President Donald Trump had not yet been in office for one month when he took to Twitter to scold a college. “If U.C. Berkeley does not allow free speech and practices violence on innocent people with a different point of view,” he wrote, “NO FEDERAL FUNDS?” The tweet was in response to protests at the institution, and it worried college leaders—not least because as a candidate, Trump was rather reserved in higher-education-policy specifics. On Thursday, Trump took action along the lines he set out in that early tweet, signing an executive order directing federal agencies to “take appropriate steps” to make sure that colleges receiving research funding from the federal government are promoting “free inquiry.” But the order essentially asks colleges to do what they’re already required by law to do, and it is still unclear whether there will be any enhanced policing of colleges by federal agencies as a result. The order does not have any impact on federal student-aid programs.

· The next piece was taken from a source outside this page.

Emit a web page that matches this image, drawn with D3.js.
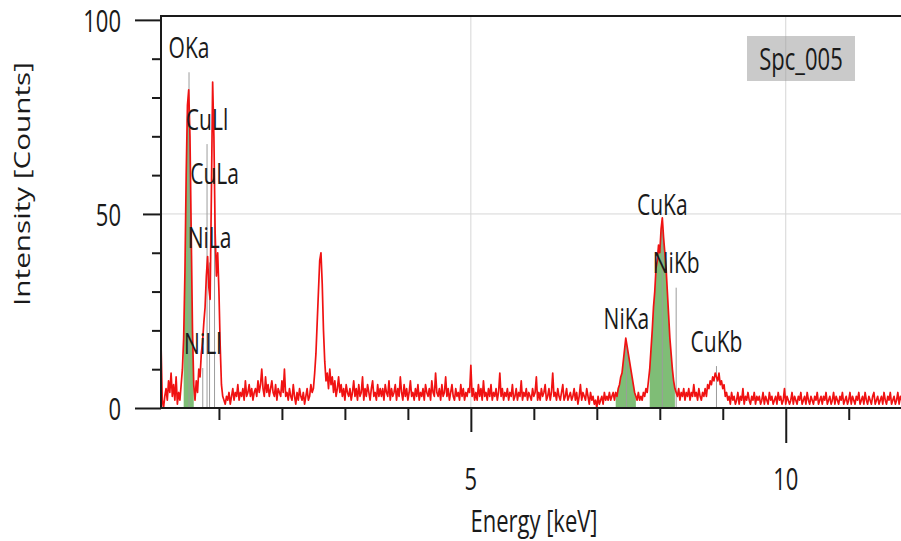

Diverse Issues in Higher Education

Groups Unite on HEA Priorities for Military-Connected Students

by LaMont Jones

WASHINGTON – Strengthening the GI Bill, institutional accountability and protecting military-connected families from unethical and illegal practices were among the top concerns that various veteran and military-service groups want to see addressed in a reauthorized Higher Education Act. At a brief press conference Thursday at the Longworth House Office Building, representatives of several advocacy groups and nonprofits spoke about common concerns among their constituents. The show of unity included organizations such as the Tragedy Assistance Program for Survivors, Veterans Education Success, Student Veterans of America, the American Legion, the National Military Family Association and organizations representing vets from the Vietnam, Iraq and Afghanistan wars. …In addition, closing loopholes in the required 90-10 ratio of federal funds to other payment sources received by institutions also was cited as a major concern. Some schools take advantage of loopholes to garner a larger proportion of federal funds than regulations allow them to have. That was one of two main issues highlighted by Jennifer Davis, government relations deputy director for the nonprofit National Military Family Association.

The New Yorker

Want to Fix College? Admissions Aren’t the Biggest Problem

By Nicholas Lemann

The indictment last week of more than thirty clients of William Singer, the Max Bialystock of élite-college admissions, by the U.S. Attorney in Boston was, among other things, a form of de-facto federal-government support to journalism, because it gave so many people so much to write about. It wasn’t just that the details were so juicy—celebrities, rich helicopter parents and their spoiled kids, S.A.T. cheating, coaches taking bribes—but also that they seemed to confirm something that many people already feel, which is that the admissions system is deeply corrupt. Over the years, as the ratio of available slots in the very best colleges to the number of aspirants for them has become more and more insanely lopsided, and the way that the decisions are made has remained mysterious, it has become almost impossible to avoid concluding that somebody in this system is getting screwed. Maybe it’s kids from disadvantaged backgrounds, or kids who don’t fit into any of the categories that bring you special consideration, or, most likely, it’s you and people you know. Nobody seems to believe that the process is fair.